Sedikitnya, ada 35 perempuan menjadi korban kekerasan seksual setiap hari. Dalam 3 jam setidaknya ada 2 perempuan yang alami kekerasan seksual”. Kalimat ini yang menjadi pengantar dalam materi kampanye produksi Komnas Perempuan.

Mengenali dan menangani kekerasan seksual menjadi proses yang muncul dari berbagai pengalaman berinteraksi serta mendampingi korban. Mulai dari mendengarkan korban tanpa penghakiman, mengaitkan pengalaman tersebut kuatnya dengan relasi kuasa yang timpang di setiap aspek kehidupan, serta mengupayakan keadilan bagi korban.

Kampanye ini terus bergulir karena kekerasan seksual telah menjadi kesadaran publik, baik individu maupun kelompok. Suara-suara korban, penyintas, pendamping serta kelompok yang melawan kekerasan seksual adalah juga bagian dari publik. Publik yang semakin berisik.
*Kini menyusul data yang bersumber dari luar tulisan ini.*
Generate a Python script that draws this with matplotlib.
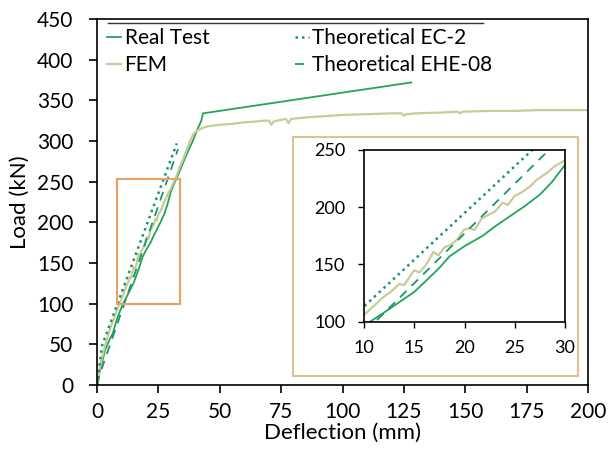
import matplotlib
matplotlib.use("Agg")
import matplotlib.pyplot as plt
from matplotlib.patches import Rectangle

plt.rcParams['font.family'] = ['Lato', 'DejaVu Sans']

# Real test (deflection mm, load kN)
real_x = [0, 1, 2, 3.3, 5, 6.5, 8, 9.5, 10.6, 12, 13.5, 15, 16.2, 17.5, 18.5, 20, 21.8, 23,
          24.5, 26, 27.5, 28.7, 30, 31.5, 33, 36, 39, 41, 42.5, 43.2, 128]
real_y = [0, 15, 27, 43, 55, 64, 80, 92, 100, 108, 117, 126, 136, 147, 157, 166, 175, 183,
          192, 201, 211, 222, 237, 248, 258, 280, 300, 315, 325, 334, 372]

# FEM
fem_x = [0, 1, 2, 3, 4, 5, 6, 7, 8, 9, 10, 11, 12, 12.8, 13.5, 14, 14.6, 15, 15.5, 16.2, 16.9,
         17.4, 18, 18.6, 19.3, 19.9, 20.5, 21, 21.7, 22.3, 23, 23.8, 24.3, 25, 25.7, 26.5, 27.2,
         28.2, 29, 30, 31, 32, 33, 34, 35, 36, 37, 38, 39, 40, 41, 43, 45, 50, 55, 60, 65, 68,
         70, 71, 72, 75, 77, 78, 79, 85, 90, 95, 100, 110, 120, 124, 125, 126, 130, 140, 147,
         148, 149, 160, 170, 180, 190, 200]
fem_y = [0, 18, 33, 45, 56, 66, 75, 83, 91, 99, 106, 114, 122, 127, 133, 132, 140, 145, 143, 150,
         161, 158, 165, 167, 172, 180, 182, 180, 190, 193, 196, 204, 202, 210, 213, 218, 224,
         230, 236, 241, 248, 254, 262, 270, 277, 285, 293, 301, 307, 311, 313, 316, 318, 320,
         321, 323, 324, 325, 325, 320, 324, 326, 327, 322, 327, 329, 330, 331, 332, 333, 334,
         334, 331, 333, 334, 335, 336, 334, 336, 337, 337, 338, 338, 338]

# Theoretical EC-2
ec2_x = [0, 2, 32.5]
ec2_y = [0, 48, 297]

# Theoretical EHE-08
ehe_x = [0, 1, 33]
ehe_y = [0, 12, 290]

c_real = '#23A45C'
c_theo = '#1C9470'
c_fem = '#C9CC98'
c_orange = '#E9A264'
c_tan = '#E0C18F'

fig = plt.figure(figsize=(6.08, 4.55), dpi=100)
ax = fig.add_axes([97 / 608, 1 - 385 / 455, 491 / 608, 366 / 455])


def draw(a):
    a.plot(real_x, real_y, color=c_real, lw=1.3, label='Real Test')
    a.plot(fem_x, fem_y, color=c_fem, lw=1.6, label='FEM')
    a.plot(ec2_x, ec2_y, color=c_theo, lw=1.8, ls=(0, (1, 1.6)), label='Theoretical EC-2')
    a.plot(ehe_x, ehe_y, color=c_theo, lw=1.3, ls=(0, (5, 4)), label='Theoretical EHE-08')


draw(ax)
ax.set_xlim(0, 200)
ax.set_ylim(0, 450)
ax.set_xticks(range(0, 201, 25))
ax.set_yticks(range(0, 451, 50))
ax.tick_params(direction='out', length=6, width=1.2, labelsize=15)
ax.tick_params(axis='y', pad=11)
ax.tick_params(axis='x', pad=6)
for s in ax.spines.values():
    s.set_linewidth(1.2)
ax.set_xlabel('Deflection (mm)', fontsize=16, labelpad=1)
ax.set_ylabel('Load (kN)', fontsize=16, labelpad=5)

# zoom box
ax.add_patch(Rectangle((8, 100), 26, 153, fill=False, edgecolor=c_orange, lw=1.5, zorder=5))

leg = ax.legend(ncol=2, loc='upper left', bbox_to_anchor=(0.02, 0.975), frameon=False,
                fontsize=15, handlelength=0.7, handletextpad=0.15, columnspacing=4.1,
                labelspacing=0.35, borderpad=0, borderaxespad=0)
ax.plot([0.022, 0.786], [0.989, 0.989], transform=ax.transAxes, color='#333333', lw=1,
        clip_on=False)

# inset frame
ax.add_patch(Rectangle((293 / 608, 1 - 376 / 455), 285 / 608, 239 / 455,
                       transform=fig.transFigure, facecolor='white', edgecolor=c_tan,
                       lw=1.5, zorder=6, clip_on=False))

ins = fig.add_axes([364 / 608, 1 - 321.7 / 455, 201 / 608, 171.7 / 455])
draw(ins)
ins.set_xlim(10, 30)
ins.set_ylim(100, 250)
ins.set_xticks(range(10, 31, 5))
ins.set_yticks(range(100, 251, 50))
ins.tick_params(direction='out', length=4.5, width=1, labelsize=13)
ins.tick_params(axis='y', pad=9)
ins.tick_params(axis='x', pad=9)
for s in ins.spines.values():
    s.set_linewidth(1.2)

fig.savefig('out.png', dpi=100)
Karena kekerasan seksual tidak bisa lagi disembunyikan, tapi harus dibunyikan dengan nyaring.

Sejak tanggal 6-9 November 2018, Qbukatabu menghubungi beberapa komunitas dan organisasi untuk bisa membagikan satu materi kampanye yang diproduksi tentang kekerasan seksual, khususnya berupa gambar, ilustrasi, poster, infografis. Lalu, membuat tulisan singkat, baik tentang latar belakang lahirnya materi tersebut atau momen penting yang ingin dibagikan saat materi ini disebarluaskan.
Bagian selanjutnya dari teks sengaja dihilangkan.